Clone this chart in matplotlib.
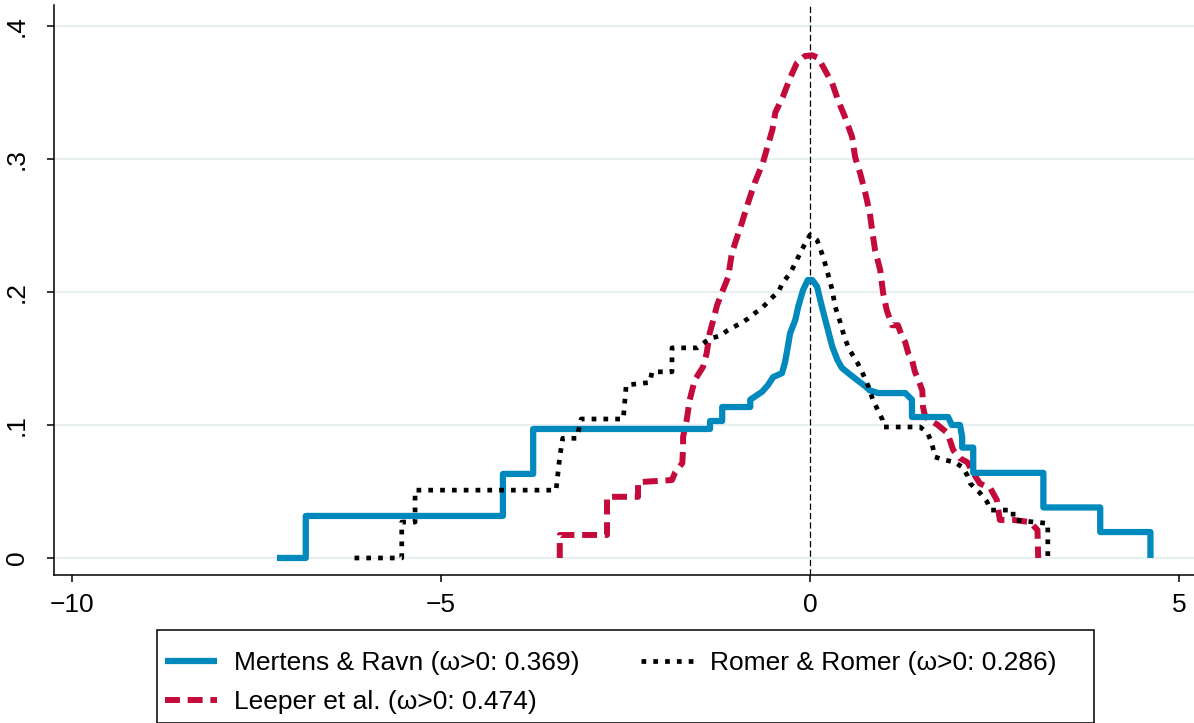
import numpy as np
import matplotlib
matplotlib.use("Agg")
import matplotlib.pyplot as plt
from matplotlib.patches import Rectangle

plt.rcParams['font.family'] = ['Liberation Sans', 'DejaVu Sans']

# Mertens & Ravn (step-like density)
mr_x = [-7.22, -6.83, -6.83, -4.16, -4.16, -3.75, -3.75, -1.355, -1.355, -1.19, -1.19,
        -0.81, -0.81, -0.65, -0.57, -0.50, -0.38, -0.34, -0.31, -0.27, -0.20, -0.16,
        -0.095, -0.03, 0.03, 0.095, 0.16, 0.23, 0.30, 0.37, 0.43, 0.54, 0.68, 0.75,
        0.81, 0.92, 1.29, 1.38, 1.38, 1.87, 1.92, 2.03, 2.06, 2.06, 2.21, 2.21,
        3.16, 3.16, 3.93, 3.93, 4.61, 4.61]
mr_y = [0.0, 0.0, 0.0316, 0.0316, 0.0632, 0.0632, 0.097, 0.097, 0.103, 0.103, 0.1135,
        0.1135, 0.119, 0.125, 0.130, 0.136, 0.139, 0.147, 0.156, 0.169, 0.179, 0.189,
        0.2015, 0.209, 0.209, 0.204, 0.189, 0.174, 0.159, 0.149, 0.143, 0.138, 0.132,
        0.129, 0.126, 0.124, 0.124, 0.119, 0.106, 0.106, 0.100, 0.100, 0.091, 0.083,
        0.083, 0.064, 0.064, 0.038, 0.038, 0.0195, 0.0195, 0.0]

# Romer & Romer
rr_x = [-6.17, -5.53, -5.53, -5.35, -5.35, -3.44, -3.39, -3.35, -3.16, -3.10, -2.53,
        -2.49, -2.17, -2.14, -1.87, -1.87, -1.53, -1.36, -1.22, -1.12, -0.99, -0.92,
        -0.84, -0.75, -0.65, -0.58, -0.51, -0.43, -0.37, -0.27, -0.18, -0.11, 0.0,
        0.095, 0.18, 0.24, 0.30, 0.34, 0.41, 0.47, 0.54, 0.64, 0.72, 0.79, 0.85,
        0.92, 0.98, 1.00, 1.49, 1.59, 1.65, 1.69, 1.80, 1.96, 2.07, 2.13, 2.17,
        2.30, 2.40, 2.44, 2.75, 2.75, 3.22, 3.22]
rr_y = [0.0, 0.0, 0.027, 0.027, 0.051, 0.051, 0.076, 0.090, 0.090, 0.1045, 0.1045,
        0.130, 0.132, 0.140, 0.140, 0.158, 0.158, 0.165, 0.167, 0.171, 0.175, 0.177,
        0.180, 0.184, 0.188, 0.192, 0.196, 0.200, 0.207, 0.214, 0.224, 0.232, 0.243,
        0.239, 0.226, 0.214, 0.2015, 0.189, 0.177, 0.165, 0.156, 0.147, 0.138, 0.129,
        0.119, 0.111, 0.104, 0.0985, 0.0985, 0.094, 0.0865, 0.076, 0.074, 0.072,
        0.068, 0.062, 0.056, 0.049, 0.042, 0.036, 0.036, 0.0286, 0.026, 0.0]

# Leeper et al.
lp_x = [-3.39, -3.39, -2.75, -2.75, -2.33, -2.33, -1.87, -1.83, -1.73, -1.72, -1.72,
        -1.67, -1.63, -1.56, -1.45, -1.40, -1.36, -1.31, -1.26, -1.18, -1.11, -1.06,
        -0.99, -0.92, -0.84, -0.75, -0.64, -0.57, -0.51, -0.47, -0.37, -0.27, -0.18,
        -0.07, 0.03, 0.11, 0.18, 0.30, 0.38, 0.47, 0.57, 0.61, 0.68, 0.75, 0.81,
        0.84, 0.88, 0.95, 0.99, 1.04, 1.11, 1.19, 1.25, 1.29, 1.33, 1.38, 1.42,
        1.46, 1.52, 1.53, 1.56, 1.73, 1.86, 1.94, 2.03, 2.13, 2.21, 2.30, 2.44,
        2.53, 2.57, 2.75, 2.98, 3.08, 3.09]
lp_y = [0.0, 0.0173, 0.0173, 0.046, 0.046, 0.057, 0.0586, 0.064, 0.0714, 0.083, 0.091,
        0.104, 0.119, 0.134, 0.1436, 0.154, 0.169, 0.179, 0.190, 0.2015, 0.211, 0.229,
        0.241, 0.2526, 0.267, 0.282, 0.297, 0.3105, 0.322, 0.335, 0.3466, 0.361, 0.372,
        0.3774, 0.378, 0.376, 0.369, 0.357, 0.344, 0.332, 0.3165, 0.3015, 0.289, 0.274,
        0.259, 0.2466, 0.2316, 0.2165, 0.199, 0.186, 0.175, 0.175, 0.166, 0.162, 0.154,
        0.149, 0.140, 0.135, 0.126, 0.1135, 0.106, 0.100, 0.094, 0.081, 0.075, 0.072,
        0.064, 0.056, 0.0526, 0.0436, 0.0286, 0.0286, 0.027, 0.021, 0.0]

labels = ['Mertens & Ravn (\u03c9>0: 0.369)', 'Romer & Romer (\u03c9>0: 0.286)',
          'Leeper et al. (\u03c9>0: 0.474)']
xticks = [-10, -5, 0, 5]
yticks = [0, 0.1, 0.2, 0.3, 0.4]
ytick_labels = ['0', '.1', '.2', '.3', '.4']

blue = '#0089BD'
red = '#C30A3A'

W, H = 1194, 723
fig = plt.figure(figsize=(W / 100, H / 100), dpi=100)
ax = fig.add_axes([54 / W, 1 - 575 / H, 1 - 54 / W, (575 - 5) / H])

ax.set_xlim(-10.24, 5.2)
ax.set_ylim(-0.0128, 0.4158)

for yv in yticks:
    ax.axhline(yv, color='#E8EFF1', lw=1.5, zorder=0)
ax.axvline(0, color='black', lw=0.9, dashes=(5, 2.5), zorder=1)

l1, = ax.plot(mr_x, mr_y, color=blue, lw=4.5, solid_joinstyle='round',
              solid_capstyle='butt', zorder=3)
l3, = ax.plot(lp_x, lp_y, color=red, lw=4.3, dashes=(2.5, 1.3),
              dash_capstyle='butt', zorder=2)
l2, = ax.plot(rr_x, rr_y, color='black', lw=3.4, dashes=(1.0, 1.5),
              dash_capstyle='butt', zorder=4)

ax.spines['top'].set_visible(False)
ax.spines['right'].set_visible(False)
ax.spines['left'].set_linewidth(1.1)
ax.spines['bottom'].set_linewidth(1.1)

ax.set_xticks(xticks)
ax.set_yticks(yticks)
ax.set_yticklabels(ytick_labels)
ax.tick_params(direction='out', length=5, width=1.1, labelsize=19)
ax.tick_params(axis='x', pad=8)
ax.tick_params(axis='y', pad=13)
plt.setp(ax.get_yticklabels(), rotation=90, va='center')

# legend frame (clipped at the bottom like the original)
fig.patches.append(Rectangle((157 / W, 0), (1094 - 157) / W, (H - 637) / H + 0.01,
                             transform=fig.transFigure, fill=False,
                             edgecolor='black', lw=1.1))
fig.legend([l1, l3, l2], [labels[0], labels[2], labels[1]], ncol=2, loc='upper left',
           bbox_to_anchor=(160 / W, 1 - 646 / H), frameon=False, fontsize=19,
           handlelength=1.95, handletextpad=0.65, columnspacing=2.35,
           labelspacing=0.55, borderpad=0.2, borderaxespad=0)

fig.savefig('out.png', dpi=100)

########

▶ _Set exercise_
Make an exact copy of the data, leaving its pictures out.

▶ _The completed task_
Clone this chart in matplotlib.
import numpy as np
import matplotlib
matplotlib.use("Agg")
import matplotlib.pyplot as plt
from matplotlib.patches import Rectangle

plt.rcParams['font.family'] = ['Liberation Sans', 'DejaVu Sans']

# Mertens & Ravn (step-like density)
mr_x = [-7.22, -6.83, -6.83, -4.16, -4.16, -3.75, -3.75, -1.355, -1.355, -1.19, -1.19,
        -0.81, -0.81, -0.65, -0.57, -0.50, -0.38, -0.34, -0.31, -0.27, -0.20, -0.16,
        -0.095, -0.03, 0.03, 0.095, 0.16, 0.23, 0.30, 0.37, 0.43, 0.54, 0.68, 0.75,
        0.81, 0.92, 1.29, 1.38, 1.38, 1.87, 1.92, 2.03, 2.06, 2.06, 2.21, 2.21,
        3.16, 3.16, 3.93, 3.93, 4.61, 4.61]
mr_y = [0.0, 0.0, 0.0316, 0.0316, 0.0632, 0.0632, 0.097, 0.097, 0.103, 0.103, 0.1135,
        0.1135, 0.119, 0.125, 0.130, 0.136, 0.139, 0.147, 0.156, 0.169, 0.179, 0.189,
        0.2015, 0.209, 0.209, 0.204, 0.189, 0.174, 0.159, 0.149, 0.143, 0.138, 0.132,
        0.129, 0.126, 0.124, 0.124, 0.119, 0.106, 0.106, 0.100, 0.100, 0.091, 0.083,
        0.083, 0.064, 0.064, 0.038, 0.038, 0.0195, 0.0195, 0.0]

# Romer & Romer
rr_x = [-6.17, -5.53, -5.53, -5.35, -5.35, -3.44, -3.39, -3.35, -3.16, -3.10, -2.53,
        -2.49, -2.17, -2.14, -1.87, -1.87, -1.53, -1.36, -1.22, -1.12, -0.99, -0.92,
        -0.84, -0.75, -0.65, -0.58, -0.51, -0.43, -0.37, -0.27, -0.18, -0.11, 0.0,
        0.095, 0.18, 0.24, 0.30, 0.34, 0.41, 0.47, 0.54, 0.64, 0.72, 0.79, 0.85,
        0.92, 0.98, 1.00, 1.49, 1.59, 1.65, 1.69, 1.80, 1.96, 2.07, 2.13, 2.17,
        2.30, 2.40, 2.44, 2.75, 2.75, 3.22, 3.22]
rr_y = [0.0, 0.0, 0.027, 0.027, 0.051, 0.051, 0.076, 0.090, 0.090, 0.1045, 0.1045,
        0.130, 0.132, 0.140, 0.140, 0.158, 0.158, 0.165, 0.167, 0.171, 0.175, 0.177,
        0.180, 0.184, 0.188, 0.192, 0.196, 0.200, 0.207, 0.214, 0.224, 0.232, 0.243,
        0.239, 0.226, 0.214, 0.2015, 0.189, 0.177, 0.165, 0.156, 0.147, 0.138, 0.129,
        0.119, 0.111, 0.104, 0.0985, 0.0985, 0.094, 0.0865, 0.076, 0.074, 0.072,
        0.068, 0.062, 0.056, 0.049, 0.042, 0.036, 0.036, 0.0286, 0.026, 0.0]

# Leeper et al.
lp_x = [-3.39, -3.39, -2.75, -2.75, -2.33, -2.33, -1.87, -1.83, -1.73, -1.72, -1.72,
        -1.67, -1.63, -1.56, -1.45, -1.40, -1.36, -1.31, -1.26, -1.18, -1.11, -1.06,
        -0.99, -0.92, -0.84, -0.75, -0.64, -0.57, -0.51, -0.47, -0.37, -0.27, -0.18,
        -0.07, 0.03, 0.11, 0.18, 0.30, 0.38, 0.47, 0.57, 0.61, 0.68, 0.75, 0.81,
        0.84, 0.88, 0.95, 0.99, 1.04, 1.11, 1.19, 1.25, 1.29, 1.33, 1.38, 1.42,
        1.46, 1.52, 1.53, 1.56, 1.73, 1.86, 1.94, 2.03, 2.13, 2.21, 2.30, 2.44,
        2.53, 2.57, 2.75, 2.98, 3.08, 3.09]
lp_y = [0.0, 0.0173, 0.0173, 0.046, 0.046, 0.057, 0.0586, 0.064, 0.0714, 0.083, 0.091,
        0.104, 0.119, 0.134, 0.1436, 0.154, 0.169, 0.179, 0.190, 0.2015, 0.211, 0.229,
        0.241, 0.2526, 0.267, 0.282, 0.297, 0.3105, 0.322, 0.335, 0.3466, 0.361, 0.372,
        0.3774, 0.378, 0.376, 0.369, 0.357, 0.344, 0.332, 0.3165, 0.3015, 0.289, 0.274,
        0.259, 0.2466, 0.2316, 0.2165, 0.199, 0.186, 0.175, 0.175, 0.166, 0.162, 0.154,
        0.149, 0.140, 0.135, 0.126, 0.1135, 0.106, 0.100, 0.094, 0.081, 0.075, 0.072,
        0.064, 0.056, 0.0526, 0.0436, 0.0286, 0.0286, 0.027, 0.021, 0.0]

labels = ['Mertens & Ravn (\u03c9>0: 0.369)', 'Romer & Romer (\u03c9>0: 0.286)',
          'Leeper et al. (\u03c9>0: 0.474)']
xticks = [-10, -5, 0, 5]
yticks = [0, 0.1, 0.2, 0.3, 0.4]
ytick_labels = ['0', '.1', '.2', '.3', '.4']

blue = '#0089BD'
red = '#C30A3A'

W, H = 1194, 723
fig = plt.figure(figsize=(W / 100, H / 100), dpi=100)
ax = fig.add_axes([54 / W, 1 - 575 / H, 1 - 54 / W, (575 - 5) / H])

ax.set_xlim(-10.24, 5.2)
ax.set_ylim(-0.0128, 0.4158)

for yv in yticks:
    ax.axhline(yv, color='#E8EFF1', lw=1.5, zorder=0)
ax.axvline(0, color='black', lw=0.9, dashes=(5, 2.5), zorder=1)

l1, = ax.plot(mr_x, mr_y, color=blue, lw=4.5, solid_joinstyle='round',
              solid_capstyle='butt', zorder=3)
l3, = ax.plot(lp_x, lp_y, color=red, lw=4.3, dashes=(2.5, 1.3),
              dash_capstyle='butt', zorder=2)
l2, = ax.plot(rr_x, rr_y, color='black', lw=3.4, dashes=(1.0, 1.5),
              dash_capstyle='butt', zorder=4)

ax.spines['top'].set_visible(False)
ax.spines['right'].set_visible(False)
ax.spines['left'].set_linewidth(1.1)
ax.spines['bottom'].set_linewidth(1.1)

ax.set_xticks(xticks)
ax.set_yticks(yticks)
ax.set_yticklabels(ytick_labels)
ax.tick_params(direction='out', length=5, width=1.1, labelsize=19)
ax.tick_params(axis='x', pad=8)
ax.tick_params(axis='y', pad=13)
plt.setp(ax.get_yticklabels(), rotation=90, va='center')

# legend frame (clipped at the bottom like the original)
fig.patches.append(Rectangle((157 / W, 0), (1094 - 157) / W, (H - 637) / H + 0.01,
                             transform=fig.transFigure, fill=False,
                             edgecolor='black', lw=1.1))
fig.legend([l1, l3, l2], [labels[0], labels[2], labels[1]], ncol=2, loc='upper left',
           bbox_to_anchor=(160 / W, 1 - 646 / H), frameon=False, fontsize=19,
           handlelength=1.95, handletextpad=0.65, columnspacing=2.35,
           labelspacing=0.55, borderpad=0.2, borderaxespad=0)

fig.savefig('out.png', dpi=100)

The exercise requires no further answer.